Route the amendment through the same approval process as the original SLA. Both parties must approve changes that affect commitments.
Update the master SLA document and redistribute to stakeholders. Maintain version history showing when changes occurred and why.
Verification
After establishing an SLA, verify the complete implementation:
Agreement documentation. Retrieve the signed SLA from document storage. Confirm signatures from authorised representatives on both sides. Verify the document contains all required sections: service description, service hours, service level targets with measurement methodology, responsibilities, reporting, and review schedule.
Monitoring configuration. For each service level target, access the monitoring system and confirm data collection is active. Run a test query or report covering the current period. Verify the output matches the measurement methodology specified in the SLA.
# Verify availability monitoring is activecurl -s "https://api.uptimerobot.com/v2/getMonitors" \ -d "api_key=YOUR_API_KEY" \ -d "monitors=MONITOR_ID" | jq '.monitors[0].status'# Expected output: 2 (monitoring active)
# Verify incident data collectionmysql -e "SELECT COUNT(*) FROM incidents WHERE created_at >= DATE_SUB(NOW(), INTERVAL 7 DAY);"# Expected output: Non-zero count confirming recent dataDashboard accessibility. Log in as a stakeholder user (or request a stakeholder to verify). Confirm the SLA dashboard loads and displays current period data. Verify the stakeholder can access without IT assistance.
Alert configuration. Trigger a test alert by temporarily lowering a threshold or simulating a condition. Confirm the alert reaches intended recipients through configured channels. Reset the threshold after testing.
Supporting agreement alignment. For each SLA target, review the dependency trace created during negotiation. Confirm all referenced OLAs and UCs remain current and their commitments still support SLA targets. Flag any expired or modified supporting agreements for attention.

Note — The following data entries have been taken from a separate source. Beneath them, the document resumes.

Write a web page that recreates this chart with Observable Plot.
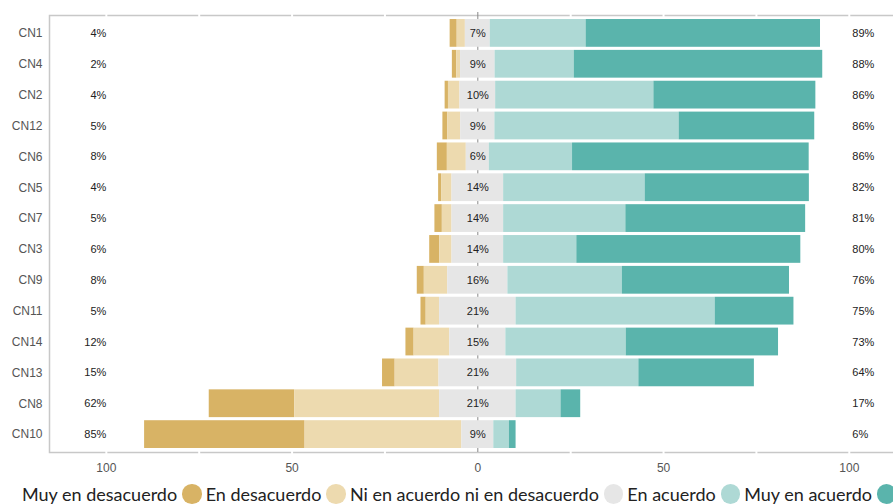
<!DOCTYPE html>
<html>
<head>
<meta charset="utf-8">
<script src="https://cdn.jsdelivr.net/npm/d3@7"></script>
<script src="https://cdn.jsdelivr.net/npm/@observablehq/plot@0.6"></script>
<style>
  html, body { margin: 0; padding: 0; background: #fff; overflow: hidden; }
  #chart svg { display: block; }
  #legend { display: flex; align-items: center; height: 24px; margin-top: 2px; padding-left: 22px;
            white-space: nowrap; font-family: Lato, "Open Sans", sans-serif; font-size: 18px; color: #222; }
  #legend .sw { display: inline-block; width: 19.5px; height: 19.5px; border-radius: 50%; margin: 0 4px 0 5px; flex: none; }
</style>
</head>
<body>
<div id="chart"></div>
<div id="legend"></div>
<script>
const categories = ["CN1","CN4","CN2","CN12","CN6","CN5","CN7","CN3","CN9","CN11","CN14","CN13","CN8","CN10"];
const levels = ["Muy en desacuerdo","En desacuerdo","Ni en acuerdo ni en desacuerdo","En acuerdo","Muy en acuerdo"];
const muyDesacuerdo = [1.9,1.2,0.9,1.3,2.7,0.8,2.0,2.7,1.9,1.4,2.2,3.4,23.0,43.2];
const desacuerdo    = [2.2,1.0,3.1,3.5,5.1,2.8,2.6,3.3,6.3,3.6,9.6,11.8,39.0,42.2];
const neutral       = [6.7,9.3,9.6,9.2,6.2,13.9,13.9,13.9,16.2,20.6,15.1,20.9,20.6,8.6];
const acuerdo       = [25.8,21.3,42.6,49.6,22.4,38.1,32.9,19.7,30.8,53.6,32.4,32.9,12.1,4.2];
const muyAcuerdo    = [63.1,66.9,43.6,36.5,63.7,44.2,48.4,60.3,45.0,21.2,41.0,31.1,5.3,1.8];
const xTicks = [-100,-50,0,50,100];
const gridTicks = [-100,-75,-50,-25,25,50,75,100];
const colors = ["#D8B365","#EDDAAF","#E6E6E6","#AED9D5","#5AB4AC"];

// build segments with neutral centred on zero
const segs = [];
const labels = [];
categories.forEach((c, i) => {
  const h = neutral[i] / 2;
  const d = desacuerdo[i], md = muyDesacuerdo[i], a = acuerdo[i], ma = muyAcuerdo[i];
  segs.push({cat: c, level: levels[0], x1: -(h + d + md), x2: -(h + d)});
  segs.push({cat: c, level: levels[1], x1: -(h + d), x2: -h});
  segs.push({cat: c, level: levels[2], x1: -h, x2: h});
  segs.push({cat: c, level: levels[3], x1: h, x2: h + a});
  segs.push({cat: c, level: levels[4], x1: h + a, x2: h + a + ma});
  labels.push({cat: c,
    left: Math.round(md + d) + "%",
    mid: Math.round(neutral[i]) + "%",
    right: Math.round(a + ma) + "%"});
});

const chart = Plot.plot({
  width: 893,
  height: 480,
  marginTop: 15,
  marginBottom: 28,
  marginLeft: 49,
  marginRight: 0,
  style: {fontFamily: "Arial, 'Liberation Sans', sans-serif", background: "#fff"},
  x: {domain: [-115.3, 111.9], axis: null},
  y: {domain: categories, paddingInner: 0.1, paddingOuter: 0.13, round: false, axis: null},
  color: {domain: levels, range: colors},
  marks: [
    Plot.frame({stroke: "#c8c8c8", strokeWidth: 1.5, insetRight: -2}),
    Plot.ruleX(gridTicks, {stroke: "#fff", strokeWidth: 2, insetTop: -2, insetBottom: -2}),
    Plot.ruleX([0], {stroke: "#888", strokeWidth: 1, insetTop: -3}),
    Plot.barX(segs, {x1: "x1", x2: "x2", y: "cat", fill: "level"}),
    Plot.text(labels, {x: -100, y: "cat", text: "left", textAnchor: "end", fontSize: 11, fill: "#222"}),
    Plot.text(labels, {x: 0, y: "cat", text: "mid", textAnchor: "middle", fontSize: 11, fill: "#222"}),
    Plot.text(labels, {x: 100, y: "cat", text: "right", textAnchor: "start", dx: 3, fontSize: 11, fill: "#222"}),
    Plot.axisY({tickSize: 0, tickPadding: 7, fontSize: 12, color: "#555", label: null}),
    Plot.axisX({ticks: xTicks, tickFormat: d => Math.abs(d), tickSize: 0, tickPadding: 11, fontSize: 12, color: "#555", label: null})
  ]
});
document.getElementById("chart").appendChild(chart);

const leg = document.getElementById("legend");
levels.forEach((l, i) => {
  const t = document.createElement("span");
  t.textContent = l;
  leg.appendChild(t);
  const s = document.createElement("span");
  s.className = "sw";
  s.style.background = colors[i];
  leg.appendChild(s);
});
</script>
</body>
</html>
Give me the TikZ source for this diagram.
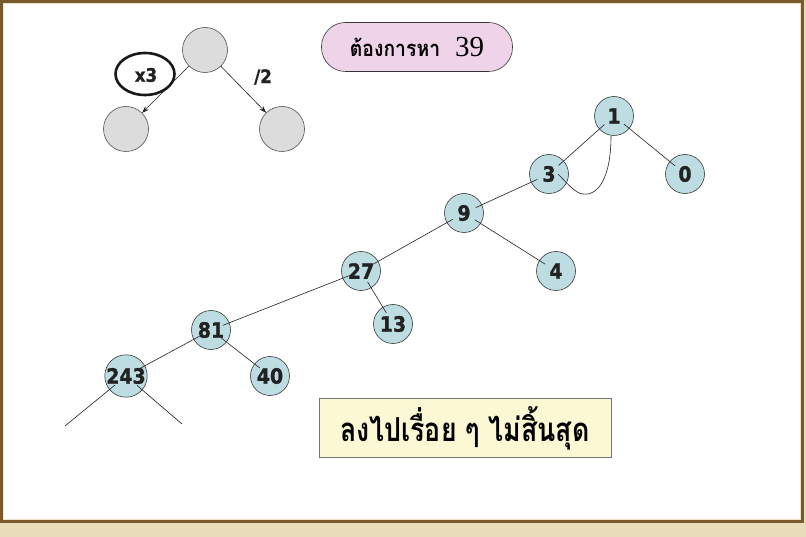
\documentclass[tikz,border=0pt]{standalone}
\usepackage{fontspec}
\usetikzlibrary{arrows.meta,shapes.geometric}
\newfontfamily\numfont{DejaVu Sans Condensed Bold}[FakeBold=1.3]
\newfontfamily\thaifont[Script=Thai]{Loma}
\newfontfamily\serifnum{Liberation Serif}
\definecolor{bgbeige}{HTML}{E8DCBA}
\definecolor{framebrown}{HTML}{7A5A2C}
\definecolor{nodeblue}{HTML}{BDDDE2}
\definecolor{nodegray}{HTML}{DCDCDC}
\definecolor{pinkfill}{HTML}{EFD3E8}
\definecolor{yellowfill}{HTML}{FBF8D3}
\definecolor{inkdark}{HTML}{222222}
\tikzset{
  tnode/.style={circle,draw=inkdark!90,line width=0.6pt,fill=nodeblue,minimum size=39pt,inner sep=0pt,
    font=\numfont\fontsize{21}{21}\selectfont,text=inkdark},
  gnode/.style={circle,draw=inkdark!80,line width=0.6pt,fill=nodegray,minimum size=45pt,inner sep=0pt},
  edge/.style={draw=inkdark,line width=0.6pt,shorten <=-7pt,shorten >=-7pt},
  lbl/.style={font=\numfont\fontsize{18.5}{18.5}\selectfont,text=inkdark,inner sep=0pt},
}
\begin{document}
\begin{tikzpicture}[x=1pt,y=-1pt]
\useasboundingbox (0,0) rectangle (806,537);
\fill[bgbeige] (0,0) rectangle (806,537);
\draw[framebrown,line width=3pt,fill=white] (1.5,1.5) rectangle (802.5,521.5);
\draw[bgbeige!80!white,line width=0.6pt] (3.3,3.3) rectangle (800.7,519.7);

% small legend tree
\node[gnode] (g0) at (205,50) {};
\node[gnode] (g1) at (126,129) {};
\node[gnode] (g2) at (282,129) {};
\draw[inkdark,line width=0.6pt,-{Stealth[length=7pt,width=5pt]}] (g0) -- (g1);
\draw[inkdark,line width=0.6pt,-{Stealth[length=7pt,width=5pt]}] (g0) -- (g2);
\node[ellipse,draw=black!90,line width=2.6pt,minimum width=59pt,minimum height=42pt,inner sep=0pt] (x3e) at (145,74) {};
\node[lbl] (x3) at (146,75) {x3};
\node[lbl] (d2) at (263,77) {/2};

% target box
\node[draw=inkdark!90,line width=0.6pt,fill=pinkfill,rounded corners=24pt,minimum width=191pt,minimum height=49pt,inner sep=0pt] (target) at (417,47)
  {\scalebox{0.88}[1]{\thaifont\bfseries\fontsize{22}{22}\selectfont ต้องการหา}\hspace{15pt}{\serifnum\fontsize{29}{29}\selectfont 39}};

% main tree
\node[tnode] (n1) at (614,116) {1};
\node[tnode] (n3) at (549,174) {3};
\node[tnode] (n0) at (685,174) {0};
\node[tnode] (n9) at (464,213) {9};
\node[tnode] (n4) at (556,271) {4};
\node[tnode] (n27) at (361,271) {27};
\node[tnode] (n13) at (393,324) {13};
\node[tnode] (n81) at (211,330) {81};
\node[tnode] (n40) at (270,376) {40};
\node[tnode] (n243) at (126,376) {243};
\coordinate (e1) at (65,426);
\coordinate (e2) at (182,424);
\coordinate (loopbot) at (583,194);
\coordinate (loopend) at (558,174);

\draw[edge] (n1) -- (n3);
\draw[edge] (n1) -- (n0);
\draw[edge] (n3) -- (n9);
\draw[edge] (n9) -- (n4);
\draw[edge] (n9) -- (n27);
\draw[edge] (n27) -- (n13);
\draw[edge] (n27) -- (n81);
\draw[edge] (n81) -- (n243);
\draw[edge] (n81) -- (n40);
\draw[edge,shorten >=0pt] (n243) -- (e1);
\draw[edge,shorten >=0pt] (n243) -- (e2);
\draw[inkdark,line width=0.6pt] (n1.south) ++(-3,0) .. controls (611,178) and (598,196) .. (loopbot) .. controls (576,194) and (566,182) .. (loopend);

% conclusion box
\node[draw=black!55,line width=0.8pt,fill=yellowfill,minimum width=292pt,minimum height=59pt,inner sep=0pt] (concl) at (465,428)
  {\scalebox{0.89}[1.1]{\thaifont\bfseries\fontsize{30}{30}\selectfont ลงไปเรื่อย ๆ ไม่สิ้นสุด}};
\end{tikzpicture}
\end{document}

Stakeholder awareness. Contact the consumer’s primary contact and confirm they received the signed SLA, understand how to access performance dashboards, know the escalation path for concerns, and have the review meeting in their calendar.
Troubleshooting
Monitoring shows different availability than user experience. External monitoring may report the service as available while users experience failures. This typically indicates the monitoring check is too shallow. If monitoring only checks that a login page loads, it misses failures in authentication, database queries, or specific functions. Expand monitoring to include synthetic transactions that exercise critical paths: log in, retrieve data, submit a form. Add monitoring endpoints within the application that verify database connectivity, external integrations, and background processes.
Incident timestamps appear incorrect for SLA calculations. Time zone mismatches between systems cause calculation errors. An incident logged at 09:00 local time but recorded as 09:00 UTC shifts the timeline. Standardise all incident timestamps to UTC in the service management system. Apply local time zone conversion only in reports and dashboards. Verify the service management system clock synchronises with NTP.
SLA calculations exclude incidents they should include. Filtering logic in reports may inadvertently exclude valid incidents. Common causes: priority changes during incident lifecycle (a P2 upgraded to P1 might not appear in P1 reports if the filter uses original priority), incidents closed and reopened (the second occurrence may be treated as a new incident), and category misalignment (incidents may be logged against a related but different service). Review report queries and confirm they capture the intended population. Use incident IDs from known breaches to verify they appear in reports.
Stakeholders dispute breach determination. Disagreement about whether a breach occurred indicates ambiguous measurement definitions. Review the SLA wording for the disputed target. If wording permits multiple interpretations, clarify through an amendment. For the immediate dispute, apply the interpretation most favourable to the consumer (IT bears the burden of clear documentation). Document the clarified interpretation for future reference.
OLA or UC changes after SLA signing. A vendor may modify their SLA, or an internal team may renegotiate their OLA, affecting your ability to meet SLA commitments. Immediately assess impact on each affected SLA target. If the change undermines your SLA commitment, notify consumer stakeholders within 5 working days. Propose either SLA amendment (reduced targets) or mitigation (additional redundancy, alternative supplier). Do not wait until a breach occurs to disclose the constraint change.
Availability target breached due to scheduled maintenance. If maintenance was scheduled according to SLA terms (proper notice, within permitted window), it should be excluded from availability calculation. Verify the maintenance window was documented before it occurred and tagged correctly in the monitoring system. If the maintenance exceeded the permitted duration or notice was insufficient, the excess time counts against availability. Review maintenance scheduling process to prevent recurrence.
Review meetings repeatedly cancelled or poorly attended. Stakeholder disengagement indicates the SLA may not be providing value. Assess whether targets are too easily met (no tension to discuss), reports are unclear or inaccessible (stakeholders cannot engage meaningfully), or business priorities have shifted (the service is less critical). Address root cause: tighten targets if too loose, improve reporting clarity, or propose SLA retirement if the service no longer warrants formal agreement.
Consumer requests targets that exceed infrastructure capability. When consumers request targets that OLAs and UCs cannot support, present the dependency analysis showing the constraint. Calculate the investment required to achieve the requested target: redundant systems, premium support tiers, additional providers. Provide this as a business case for consumer leadership to decide whether the investment is justified. Do not commit to unachievable targets to satisfy the immediate request.
Multiple SLAs contain conflicting priority definitions. Different SLAs may use the same priority labels with different meanings, causing confusion when incidents affect multiple services. Standardise priority definitions across all SLAs using a single priority matrix. Reference the standard matrix from each SLA rather than embedding definitions. When updating existing SLAs, align definitions through amendment during regular reviews.
Service performance fluctuates near target threshold. Performance hovering at 99.4% to 99.6% against a 99.5% target creates ongoing breach risk. Investigate the variation source. If variation is random, the target may be set too aggressively for current infrastructure. If variation correlates with specific events (time of day, workload peaks, specific operations), address those triggers. Consider implementing a buffer by targeting internal operations at 99.7% to provide margin for the 99.5% SLA commitment.